● EXERCISE REQUIREMENTS
Write out exactly the lines of the entries below from the one holding "The picture is" to the one holding "var valores = [sul, sudeste, centroOeste, nordeste, norte];", inclusive, and leave out all other lines.
· · ·
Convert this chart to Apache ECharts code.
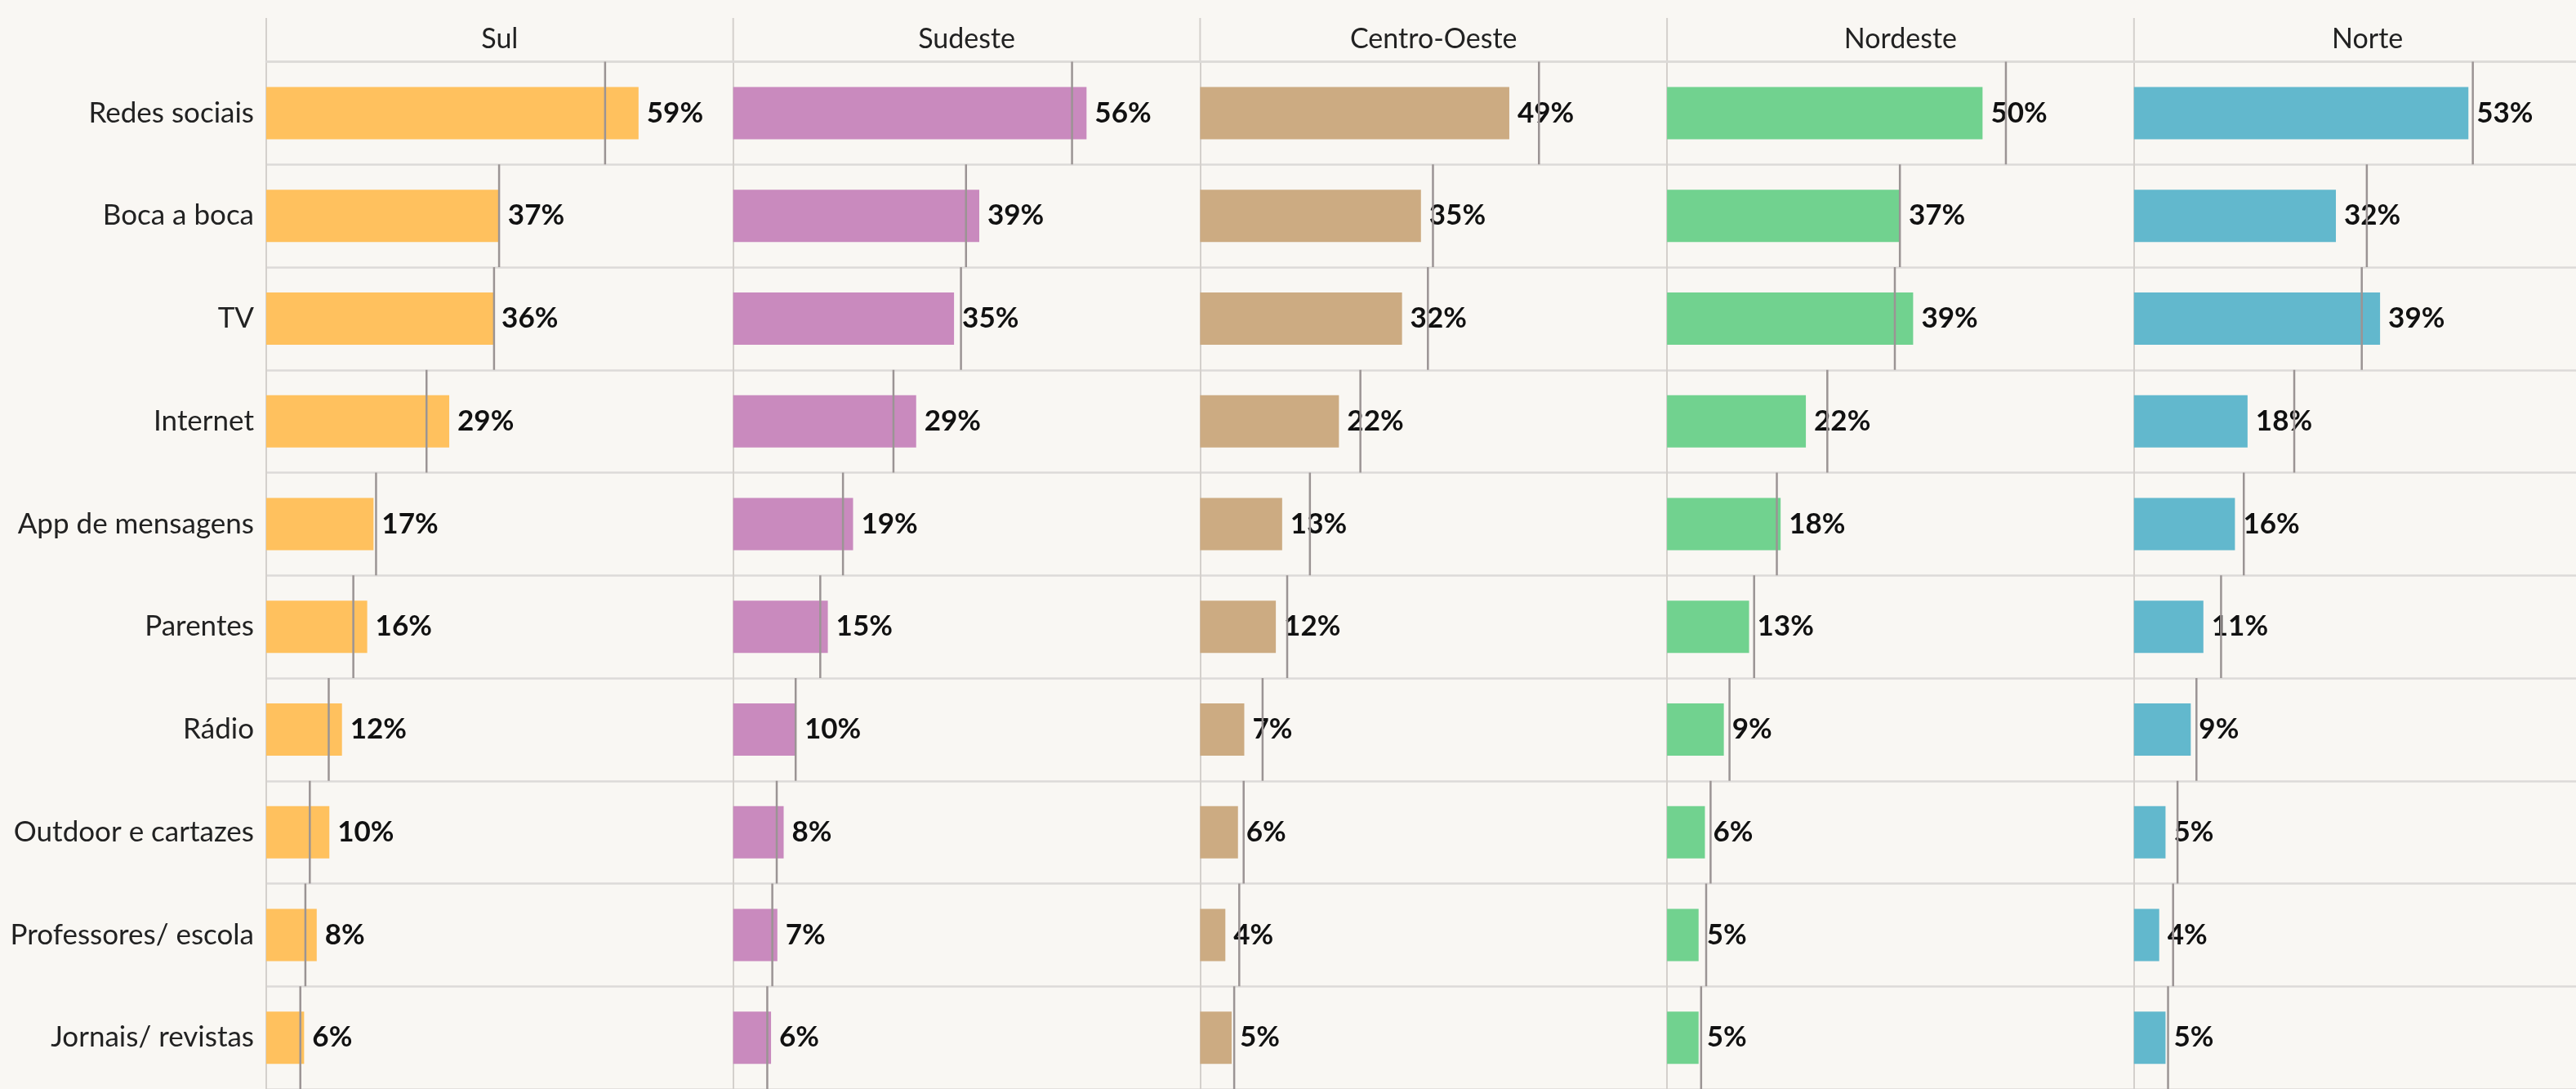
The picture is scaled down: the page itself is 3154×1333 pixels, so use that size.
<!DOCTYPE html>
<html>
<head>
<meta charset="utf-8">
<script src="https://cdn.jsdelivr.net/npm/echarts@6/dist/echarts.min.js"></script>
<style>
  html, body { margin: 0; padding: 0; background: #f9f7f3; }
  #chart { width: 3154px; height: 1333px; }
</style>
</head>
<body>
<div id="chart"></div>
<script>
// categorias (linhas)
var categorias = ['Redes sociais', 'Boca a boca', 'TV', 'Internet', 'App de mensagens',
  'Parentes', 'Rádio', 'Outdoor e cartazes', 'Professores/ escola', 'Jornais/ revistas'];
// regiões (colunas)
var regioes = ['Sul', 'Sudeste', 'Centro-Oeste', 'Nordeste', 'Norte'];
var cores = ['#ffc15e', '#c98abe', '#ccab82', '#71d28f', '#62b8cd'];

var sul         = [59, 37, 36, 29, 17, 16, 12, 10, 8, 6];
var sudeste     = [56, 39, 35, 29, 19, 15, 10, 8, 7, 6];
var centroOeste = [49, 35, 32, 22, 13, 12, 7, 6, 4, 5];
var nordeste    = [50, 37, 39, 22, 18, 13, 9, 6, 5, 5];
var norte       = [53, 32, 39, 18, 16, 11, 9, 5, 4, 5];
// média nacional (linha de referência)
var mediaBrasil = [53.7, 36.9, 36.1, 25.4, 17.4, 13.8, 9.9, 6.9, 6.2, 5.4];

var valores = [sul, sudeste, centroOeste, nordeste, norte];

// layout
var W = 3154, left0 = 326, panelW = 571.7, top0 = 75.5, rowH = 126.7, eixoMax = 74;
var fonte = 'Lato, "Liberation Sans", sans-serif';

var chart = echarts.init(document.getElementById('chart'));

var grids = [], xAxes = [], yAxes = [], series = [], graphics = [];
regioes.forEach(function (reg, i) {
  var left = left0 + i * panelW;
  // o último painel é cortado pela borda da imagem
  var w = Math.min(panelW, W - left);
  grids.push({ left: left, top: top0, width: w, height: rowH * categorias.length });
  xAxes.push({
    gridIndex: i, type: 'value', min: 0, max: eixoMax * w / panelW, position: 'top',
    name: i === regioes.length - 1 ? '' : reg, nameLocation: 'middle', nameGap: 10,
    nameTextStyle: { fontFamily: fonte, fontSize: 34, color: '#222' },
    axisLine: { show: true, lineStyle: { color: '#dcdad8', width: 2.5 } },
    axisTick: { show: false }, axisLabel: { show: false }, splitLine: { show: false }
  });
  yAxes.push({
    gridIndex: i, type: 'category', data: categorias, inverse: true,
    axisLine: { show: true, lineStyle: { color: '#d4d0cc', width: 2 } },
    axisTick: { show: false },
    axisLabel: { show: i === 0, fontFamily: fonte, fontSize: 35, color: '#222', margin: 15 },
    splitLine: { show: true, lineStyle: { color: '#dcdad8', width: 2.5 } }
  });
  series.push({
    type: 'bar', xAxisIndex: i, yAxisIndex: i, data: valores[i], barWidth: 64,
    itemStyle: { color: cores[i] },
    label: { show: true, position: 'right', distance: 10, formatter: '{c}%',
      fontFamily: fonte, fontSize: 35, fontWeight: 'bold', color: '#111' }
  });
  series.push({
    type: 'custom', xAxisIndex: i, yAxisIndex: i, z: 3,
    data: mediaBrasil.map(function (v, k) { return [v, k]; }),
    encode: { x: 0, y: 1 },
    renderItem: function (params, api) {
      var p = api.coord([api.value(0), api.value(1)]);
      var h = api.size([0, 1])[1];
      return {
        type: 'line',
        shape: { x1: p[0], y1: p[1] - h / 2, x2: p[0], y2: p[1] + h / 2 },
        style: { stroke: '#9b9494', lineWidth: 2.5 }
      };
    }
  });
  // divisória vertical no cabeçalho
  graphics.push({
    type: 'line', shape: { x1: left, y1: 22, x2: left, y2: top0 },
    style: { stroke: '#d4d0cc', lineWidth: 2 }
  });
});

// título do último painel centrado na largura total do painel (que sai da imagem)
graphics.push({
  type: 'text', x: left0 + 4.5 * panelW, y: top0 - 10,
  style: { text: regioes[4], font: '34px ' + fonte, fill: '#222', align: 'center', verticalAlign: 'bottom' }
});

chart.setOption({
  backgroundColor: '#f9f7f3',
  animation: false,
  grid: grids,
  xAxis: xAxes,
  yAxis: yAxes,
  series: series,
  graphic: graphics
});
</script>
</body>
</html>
· · ·
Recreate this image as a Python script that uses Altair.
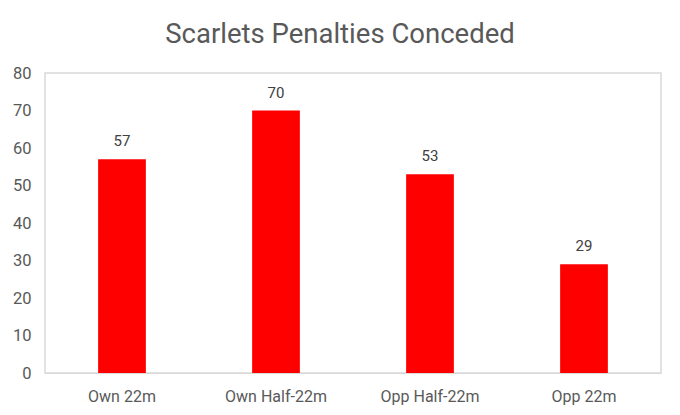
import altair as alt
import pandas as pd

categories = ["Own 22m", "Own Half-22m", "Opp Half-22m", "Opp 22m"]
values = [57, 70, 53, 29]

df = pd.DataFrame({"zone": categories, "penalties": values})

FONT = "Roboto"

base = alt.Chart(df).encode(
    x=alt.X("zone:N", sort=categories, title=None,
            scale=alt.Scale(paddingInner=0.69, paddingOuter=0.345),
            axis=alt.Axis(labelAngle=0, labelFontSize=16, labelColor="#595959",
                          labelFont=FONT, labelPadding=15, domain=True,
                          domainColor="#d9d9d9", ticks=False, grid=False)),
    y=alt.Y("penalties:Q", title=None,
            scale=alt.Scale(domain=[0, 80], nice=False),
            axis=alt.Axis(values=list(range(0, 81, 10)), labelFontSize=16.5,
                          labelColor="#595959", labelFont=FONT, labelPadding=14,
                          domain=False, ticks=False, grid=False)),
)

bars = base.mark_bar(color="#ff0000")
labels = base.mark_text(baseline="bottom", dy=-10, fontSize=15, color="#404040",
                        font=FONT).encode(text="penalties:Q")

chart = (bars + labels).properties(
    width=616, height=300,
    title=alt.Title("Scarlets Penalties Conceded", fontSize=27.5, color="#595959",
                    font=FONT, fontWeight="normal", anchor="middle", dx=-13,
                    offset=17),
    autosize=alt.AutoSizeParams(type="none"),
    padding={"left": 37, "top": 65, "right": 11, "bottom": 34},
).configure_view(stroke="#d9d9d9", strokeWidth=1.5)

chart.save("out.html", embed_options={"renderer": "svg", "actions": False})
· · ·
● TASK RESULT
The picture is scaled down: the page itself is 3154×1333 pixels, so use that size.
<!DOCTYPE html>
<html>
<head>
<meta charset="utf-8">
<script src="https://cdn.jsdelivr.net/npm/echarts@6/dist/echarts.min.js"></script>
<style>
  html, body { margin: 0; padding: 0; background: #f9f7f3; }
  #chart { width: 3154px; height: 1333px; }
</style>
</head>
<body>
<div id="chart"></div>
<script>
// categorias (linhas)
var categorias = ['Redes sociais', 'Boca a boca', 'TV', 'Internet', 'App de mensagens',
  'Parentes', 'Rádio', 'Outdoor e cartazes', 'Professores/ escola', 'Jornais/ revistas'];
// regiões (colunas)
var regioes = ['Sul', 'Sudeste', 'Centro-Oeste', 'Nordeste', 'Norte'];
var cores = ['#ffc15e', '#c98abe', '#ccab82', '#71d28f', '#62b8cd'];

var sul         = [59, 37, 36, 29, 17, 16, 12, 10, 8, 6];
var sudeste     = [56, 39, 35, 29, 19, 15, 10, 8, 7, 6];
var centroOeste = [49, 35, 32, 22, 13, 12, 7, 6, 4, 5];
var nordeste    = [50, 37, 39, 22, 18, 13, 9, 6, 5, 5];
var norte       = [53, 32, 39, 18, 16, 11, 9, 5, 4, 5];
// média nacional (linha de referência)
var mediaBrasil = [53.7, 36.9, 36.1, 25.4, 17.4, 13.8, 9.9, 6.9, 6.2, 5.4];

var valores = [sul, sudeste, centroOeste, nordeste, norte];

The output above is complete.